+++ Source material

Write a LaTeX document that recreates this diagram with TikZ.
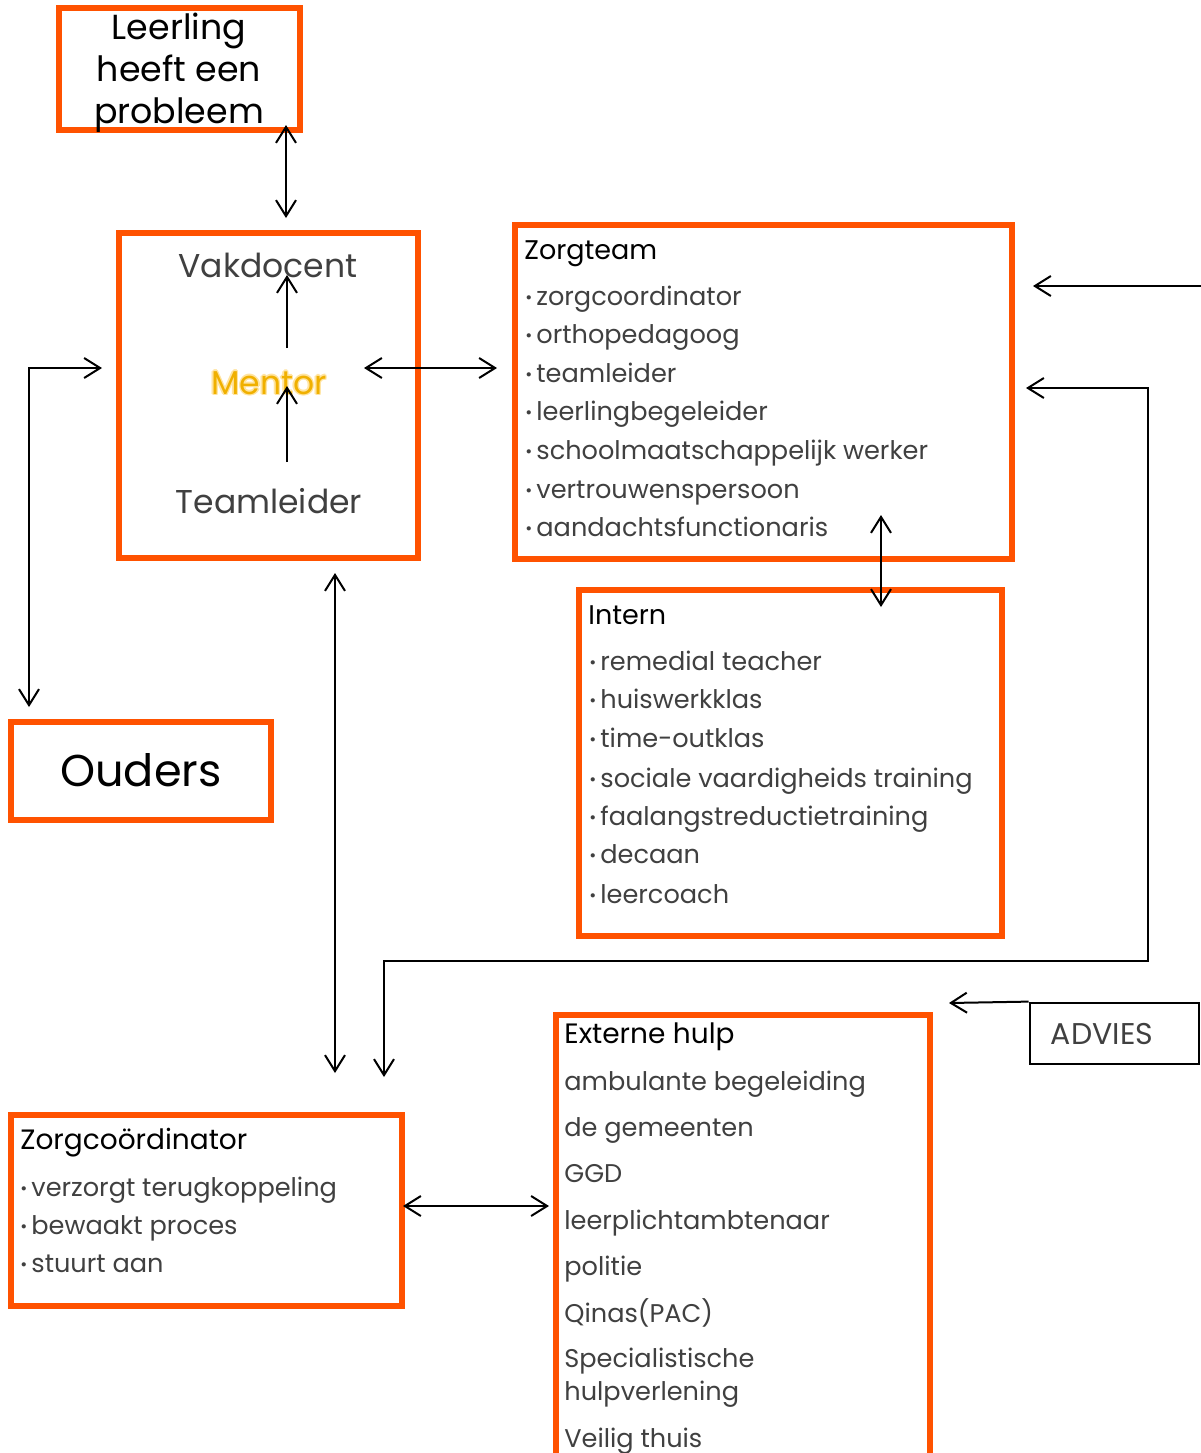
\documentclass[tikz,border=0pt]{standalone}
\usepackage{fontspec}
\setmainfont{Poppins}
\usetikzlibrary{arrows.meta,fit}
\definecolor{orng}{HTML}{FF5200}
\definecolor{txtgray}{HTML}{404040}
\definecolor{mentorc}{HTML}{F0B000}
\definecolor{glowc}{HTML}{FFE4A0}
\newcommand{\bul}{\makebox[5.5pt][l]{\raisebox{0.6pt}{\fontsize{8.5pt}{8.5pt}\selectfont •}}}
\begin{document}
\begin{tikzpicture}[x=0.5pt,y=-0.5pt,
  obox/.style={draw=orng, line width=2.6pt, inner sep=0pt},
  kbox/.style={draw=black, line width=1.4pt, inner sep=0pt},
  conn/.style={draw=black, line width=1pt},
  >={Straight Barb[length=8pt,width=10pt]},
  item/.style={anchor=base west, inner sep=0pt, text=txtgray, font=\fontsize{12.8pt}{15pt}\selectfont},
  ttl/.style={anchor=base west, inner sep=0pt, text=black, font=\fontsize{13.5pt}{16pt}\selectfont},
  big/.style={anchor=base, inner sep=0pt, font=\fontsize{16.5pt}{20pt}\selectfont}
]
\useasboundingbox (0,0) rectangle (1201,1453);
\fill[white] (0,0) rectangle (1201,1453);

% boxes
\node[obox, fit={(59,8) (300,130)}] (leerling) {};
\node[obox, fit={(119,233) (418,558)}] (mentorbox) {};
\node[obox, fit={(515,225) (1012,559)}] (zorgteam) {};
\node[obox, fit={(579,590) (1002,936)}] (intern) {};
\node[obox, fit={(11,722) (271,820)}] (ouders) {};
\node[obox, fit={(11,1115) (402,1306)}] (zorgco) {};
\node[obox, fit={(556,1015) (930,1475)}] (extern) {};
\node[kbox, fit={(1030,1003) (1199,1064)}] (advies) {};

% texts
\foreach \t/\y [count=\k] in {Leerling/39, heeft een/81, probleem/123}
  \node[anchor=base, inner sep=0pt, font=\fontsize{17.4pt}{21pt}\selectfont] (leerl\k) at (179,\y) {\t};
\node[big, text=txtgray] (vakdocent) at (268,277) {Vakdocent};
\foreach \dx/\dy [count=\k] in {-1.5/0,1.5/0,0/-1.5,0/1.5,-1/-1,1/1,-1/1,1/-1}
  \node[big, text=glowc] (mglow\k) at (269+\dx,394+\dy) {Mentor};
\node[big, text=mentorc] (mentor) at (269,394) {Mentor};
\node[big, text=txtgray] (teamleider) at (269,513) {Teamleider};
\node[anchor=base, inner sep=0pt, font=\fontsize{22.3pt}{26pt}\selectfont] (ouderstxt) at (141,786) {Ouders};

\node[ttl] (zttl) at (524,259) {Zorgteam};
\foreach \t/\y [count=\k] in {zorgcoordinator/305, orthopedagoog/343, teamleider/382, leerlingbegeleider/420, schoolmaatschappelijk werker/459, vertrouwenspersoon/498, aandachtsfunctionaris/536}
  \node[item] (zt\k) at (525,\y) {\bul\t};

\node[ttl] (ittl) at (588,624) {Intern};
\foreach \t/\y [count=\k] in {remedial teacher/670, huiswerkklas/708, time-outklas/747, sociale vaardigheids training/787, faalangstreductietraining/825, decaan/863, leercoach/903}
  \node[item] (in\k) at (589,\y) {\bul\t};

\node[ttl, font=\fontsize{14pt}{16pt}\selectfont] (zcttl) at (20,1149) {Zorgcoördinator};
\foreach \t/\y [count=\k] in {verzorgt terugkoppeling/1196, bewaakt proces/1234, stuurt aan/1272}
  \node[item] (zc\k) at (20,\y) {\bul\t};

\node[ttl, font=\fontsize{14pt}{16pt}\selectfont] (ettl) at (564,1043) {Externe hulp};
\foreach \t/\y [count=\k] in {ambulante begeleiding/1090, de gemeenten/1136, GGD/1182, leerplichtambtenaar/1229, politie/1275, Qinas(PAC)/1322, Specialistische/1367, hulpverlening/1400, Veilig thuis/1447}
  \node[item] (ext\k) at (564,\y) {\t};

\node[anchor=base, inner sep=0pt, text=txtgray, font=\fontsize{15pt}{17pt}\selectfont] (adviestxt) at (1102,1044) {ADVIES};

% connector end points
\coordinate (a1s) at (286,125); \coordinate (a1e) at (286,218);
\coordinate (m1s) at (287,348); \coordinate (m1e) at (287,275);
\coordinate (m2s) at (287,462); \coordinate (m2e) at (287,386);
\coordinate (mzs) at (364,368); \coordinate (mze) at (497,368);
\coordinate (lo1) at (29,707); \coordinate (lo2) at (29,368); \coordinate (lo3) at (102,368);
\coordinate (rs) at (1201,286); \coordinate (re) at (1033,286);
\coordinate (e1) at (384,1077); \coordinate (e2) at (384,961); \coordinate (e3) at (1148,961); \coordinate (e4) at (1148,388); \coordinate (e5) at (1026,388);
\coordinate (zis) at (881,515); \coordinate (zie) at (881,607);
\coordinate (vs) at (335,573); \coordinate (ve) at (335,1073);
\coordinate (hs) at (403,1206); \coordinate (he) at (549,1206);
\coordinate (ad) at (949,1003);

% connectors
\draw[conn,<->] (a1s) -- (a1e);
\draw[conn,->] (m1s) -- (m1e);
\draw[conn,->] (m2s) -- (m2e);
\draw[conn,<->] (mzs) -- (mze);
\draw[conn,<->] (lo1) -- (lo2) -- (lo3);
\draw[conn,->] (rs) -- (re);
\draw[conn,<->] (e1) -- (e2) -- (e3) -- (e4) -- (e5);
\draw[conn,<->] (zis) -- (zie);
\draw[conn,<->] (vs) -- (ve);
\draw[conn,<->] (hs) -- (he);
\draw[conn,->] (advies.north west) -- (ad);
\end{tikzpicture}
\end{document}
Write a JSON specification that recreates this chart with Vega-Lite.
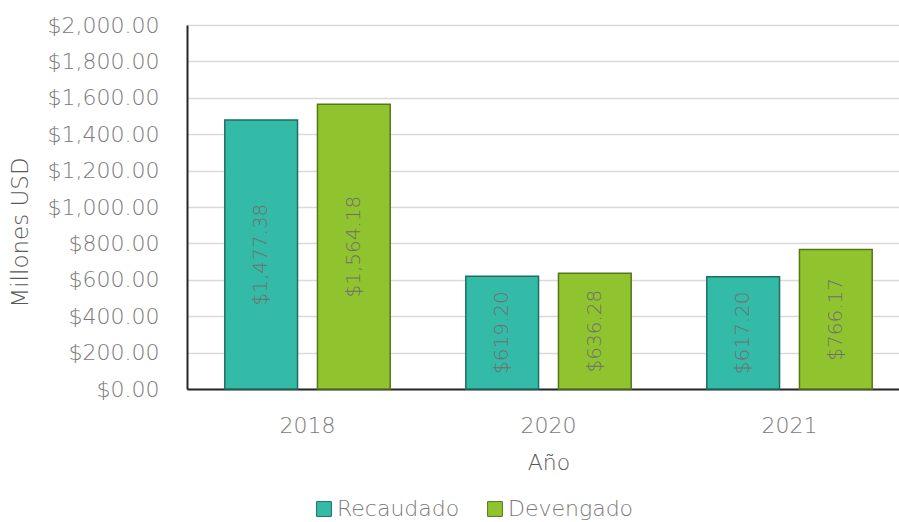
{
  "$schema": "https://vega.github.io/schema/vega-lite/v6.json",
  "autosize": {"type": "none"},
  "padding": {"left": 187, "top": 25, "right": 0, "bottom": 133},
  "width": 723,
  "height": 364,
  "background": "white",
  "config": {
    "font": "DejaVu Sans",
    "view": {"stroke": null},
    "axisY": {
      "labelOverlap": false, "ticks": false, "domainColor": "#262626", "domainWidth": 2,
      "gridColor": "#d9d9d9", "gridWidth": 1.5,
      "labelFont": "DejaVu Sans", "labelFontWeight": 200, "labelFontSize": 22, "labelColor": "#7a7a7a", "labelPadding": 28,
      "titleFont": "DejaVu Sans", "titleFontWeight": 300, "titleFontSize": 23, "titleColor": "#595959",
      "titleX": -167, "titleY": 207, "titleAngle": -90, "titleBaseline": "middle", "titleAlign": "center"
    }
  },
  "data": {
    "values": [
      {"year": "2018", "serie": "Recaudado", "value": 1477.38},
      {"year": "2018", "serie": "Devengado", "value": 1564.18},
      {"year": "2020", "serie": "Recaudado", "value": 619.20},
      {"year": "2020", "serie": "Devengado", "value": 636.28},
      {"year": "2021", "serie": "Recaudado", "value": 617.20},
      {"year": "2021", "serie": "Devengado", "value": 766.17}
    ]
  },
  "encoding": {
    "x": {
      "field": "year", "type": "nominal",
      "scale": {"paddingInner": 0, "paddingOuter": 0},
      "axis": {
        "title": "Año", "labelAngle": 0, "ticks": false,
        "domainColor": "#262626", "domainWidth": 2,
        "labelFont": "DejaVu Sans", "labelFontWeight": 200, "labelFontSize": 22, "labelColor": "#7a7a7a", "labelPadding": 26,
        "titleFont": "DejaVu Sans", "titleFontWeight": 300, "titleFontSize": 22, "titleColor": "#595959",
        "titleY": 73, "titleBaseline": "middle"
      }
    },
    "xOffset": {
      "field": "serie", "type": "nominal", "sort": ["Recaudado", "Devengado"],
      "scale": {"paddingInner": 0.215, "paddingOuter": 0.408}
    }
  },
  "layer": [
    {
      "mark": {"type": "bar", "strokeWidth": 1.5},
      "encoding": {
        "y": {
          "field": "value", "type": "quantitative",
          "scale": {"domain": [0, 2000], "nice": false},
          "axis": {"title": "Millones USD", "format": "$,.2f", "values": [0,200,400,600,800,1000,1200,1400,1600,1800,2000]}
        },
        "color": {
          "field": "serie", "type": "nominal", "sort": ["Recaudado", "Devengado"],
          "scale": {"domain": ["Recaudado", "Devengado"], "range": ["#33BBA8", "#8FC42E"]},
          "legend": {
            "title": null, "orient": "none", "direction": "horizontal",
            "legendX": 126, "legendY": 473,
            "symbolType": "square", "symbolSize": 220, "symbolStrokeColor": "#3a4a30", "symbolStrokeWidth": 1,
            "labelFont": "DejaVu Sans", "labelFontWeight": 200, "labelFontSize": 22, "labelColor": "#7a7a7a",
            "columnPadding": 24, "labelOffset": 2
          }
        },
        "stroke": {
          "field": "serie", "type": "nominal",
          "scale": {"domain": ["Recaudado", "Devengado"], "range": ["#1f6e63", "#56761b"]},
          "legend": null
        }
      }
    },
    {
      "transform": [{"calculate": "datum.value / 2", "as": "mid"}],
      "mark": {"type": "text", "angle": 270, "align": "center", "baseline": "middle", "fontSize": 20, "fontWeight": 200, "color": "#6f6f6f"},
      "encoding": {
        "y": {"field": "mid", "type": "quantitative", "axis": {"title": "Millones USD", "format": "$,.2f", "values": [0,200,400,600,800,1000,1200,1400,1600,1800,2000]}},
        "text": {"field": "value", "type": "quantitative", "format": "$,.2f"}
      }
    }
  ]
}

++++++

Short exercise:
Extract every line containing the string "with" from the material.

Complete answer:
Write a LaTeX document that recreates this diagram with TikZ.
Write a JSON specification that recreates this chart with Vega-Lite.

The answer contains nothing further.